Remember the fun days of extreme overclocking?  People would drop their Pentiums into liquid nitrogen to try and get the most possible speed out of the chips.

I agree the cooling performance of the liquid would certainly degrade the more boards it had to deal with, and perhaps the optimal limit is indeed what the C1 offers.  I know there were some folks doing total immersion tests with the Spondoolies boards to get some crazy density.  It would be interesting to see how far these things can be pushed.

During GPU day's people pushed cards hard.  But you had a very long warranty and it was not hard to unplug one card and send a RMA in.
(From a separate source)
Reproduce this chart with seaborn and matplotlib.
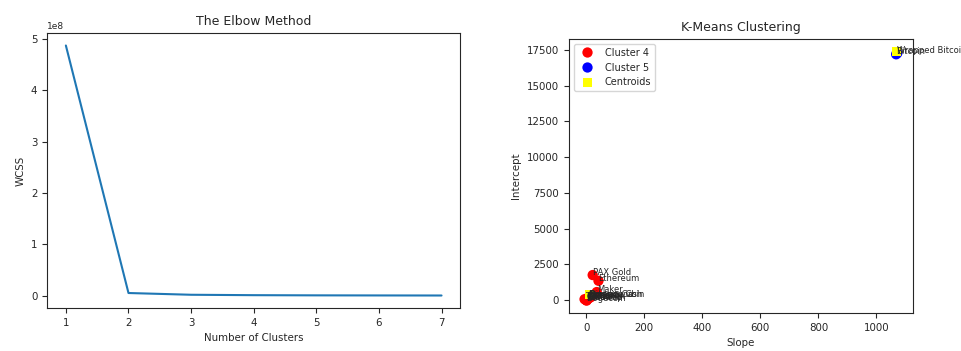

With today's asis if you push to hard chances are you will end up with a dead chip.  Some gear does OC better then other Bitmain has always done good in OC area.
Yeah, the GPU/CPU were pretty easy to RMA.  It's considerably tougher to do the same with the ASIC mining gear.  I have had mixed luck with the Bitmain gear.  My S1s all overclocked and ran solidly at 200GH/s.  My S3s... well, I've got a few that stay steady at 478GH/s.  A few that won't go above 440GH/s.  One that just will not run consistently above 400GH/s and one that has been running at 504GH/s pretty much non-stop since I got it last year.  Oh yeah, and 1 that just flat out died on me at the end of January.  Oh well... it had earned its keep by then, so I just wrote it off Smiley

The GPU's RMA on most companies was truly amazing.  I think most of my cards were like 3 and 5 year warranty.  Which is insane for a video card.  It's out of date by that time.

I didnt have to do that many RMA's but I did a few.   It was very easy unplug the broken GPU and within 2 weeks normally you would get a working card like it.  Only thing was a lot of RMA cards were beaten up a little and did not look near as nice.

On asics manufactures they obviously can't offer this for to long.  In most cases 90 days.